The global manufacturing purchasing manager index is comfortably above the 50 threshold signaling expansion. Importantly, the upturn is fairly synchronized, with improvement visible in the US, Europe, and Asia. This corroborates the upward adjustment in global bond yields we’ve seen in recent months.
A big source of recovery in global industrial momentum in the past year has emanated from China. But growth tailwinds from real interest rate relief and fiscal expansion are set to wane in the second half of 2017, while protectionist elements of proposed US tax reform pose risks to EM growth prospects more generally. Those countries with the highest percentage of exports and trade surplus with the US as a share of GDP are most at risk of any combination of tariffs or border adjusted elements of US corporate tax reform.
One of the primary axes of debate around the sustainability of US growth momentum revolves around how to interpret the surge in soft, survey measures of economic activity – namely consumer and business confidence – relative to expectations, running well ahead of the hard data – barometers of the health in the housing, industrial, labor, household, and retail sectors. We have some sympathy for the view that the survey data usually leads hard data, and that the pickup in confidence reflects a revival in long-dormant animal spirits which is feeding higher capacity expansion and hiring plans, particularly among small firms in the NFIB survey. But the large gap between the sentiment-oriented readings of the growth outlook and the mediocre pulse of coincident real time data underscores how great expectations for a sizeable upgrade in the plane of US economic growth are. Fears of secular stagnation have done an 180 degree turn to supreme confidence about the growth outlook in the last few months. The New York Fed’s primary dealers’ survey has extended expectations for the longevity of this business cycle, such that the median respondent now thinks the expansion will last twice as long as expected just a year ago.

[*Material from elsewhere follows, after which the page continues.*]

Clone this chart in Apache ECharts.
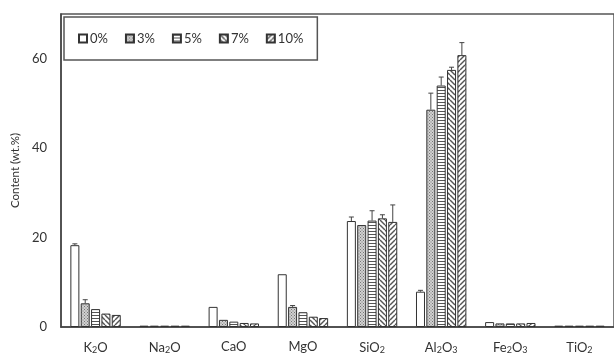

We agree that US growth is likely to remain firm over the next 12 months because the economy has a lot of momentum behind it right now. But the reflationary window is likely to start to close as the economy reaches the upper limits of its potential from a supply perspective. Exuberant growth expectations and equity market momentum reflect expectations that tax and regulatory reform will reinvigorate the economy’s longer-term growth potential, via increased spending leading to higher productivity growth. We think the dysfunction in Washington portends a long, protracted debate on tax policy and infrastructure spending, such that the impact on growth is a story for 2018, not 2017. But once again, markets are forward looking. A positive shock to aggregate demand from looser fiscal policy applied to an economy already operating near capacity would translate into higher inflation rather than increased output. This dynamic would drive up real interest rates and reduce spending on rate-sensitive goods such as consumer durables, housing, and business equipment. In addition, higher interest rates will cause the dollar to strengthen, crowding out the pro-growth pulse of fiscal stimulus. Fiscal multipliers are much smaller when an economy is close to full employment.
But the global profit recovery is real, for the coming few quarters at least, supporting our cyclically bullish stance on global equities through the coming 12 months.
The dollar remains in a cyclical bull market. The recent pause in its advance has not keyed off a reversal in the 2 year real rate differential between the US and its trading partners, which continues to expand. More likely the ‘weak dollar’ rhetoric from the Trump administration, consolidation of crowded long dollar positioning, and the benign pulse of the average hourly earnings read in the latest US employment report have cooled sentiment, temporarily at least. We assign low odds to another Plaza-Accord type coordinated agreement. History suggests that currency intervention only works when it is consistent with underlying macroeconomic fundamentals. With the Fed signaling a tightening bias which America’s trading partners’ economies don’t currently justify, a globally coordinated pact to weaken the US dollar would lack market credibility. With respect to the value of the US dollar, President Trump cannot suck and whistle at the same time.
The risk-adjusted value proposition in US equities has deteriorated, but over a 12-month horizon, moderately above trend growth, benign inflation, and a still relatively accommodative Fed will prolong the cyclical equity bull market. One way to indemnify an equity portfolio against a near-term pullback would be to reduce exposure to the sectors that have overpaid for dividends from business-friendly policy changes, namely deep cyclicals, and industrials. Conversely, the outperformance of developed economy growth relative to emerging economies suggests that defensive sectors will enjoy a revival if EM growth remains relatively lackluster and the dollar remains well bid.
As for credit markets, we continue to expect the economy to track towards the Fed’s dual employment and price stability mandate over the course of 2017. There is still 30-40 bps of upside in breakeven inflation yields before that threshold is reached, leaving scope for TIPS to outperform nominal Treasuries, and the yield curve to steepen via a rise in longer-dated yields. There is no immediate urgency for the Fed to tighten in March, but we still see scope for three rate hikes in this calendar year, more than markets discount. We place high odds on the 10-year US Treasury yielding more than the current 12-month forward rate of 2.77% in a year’s time.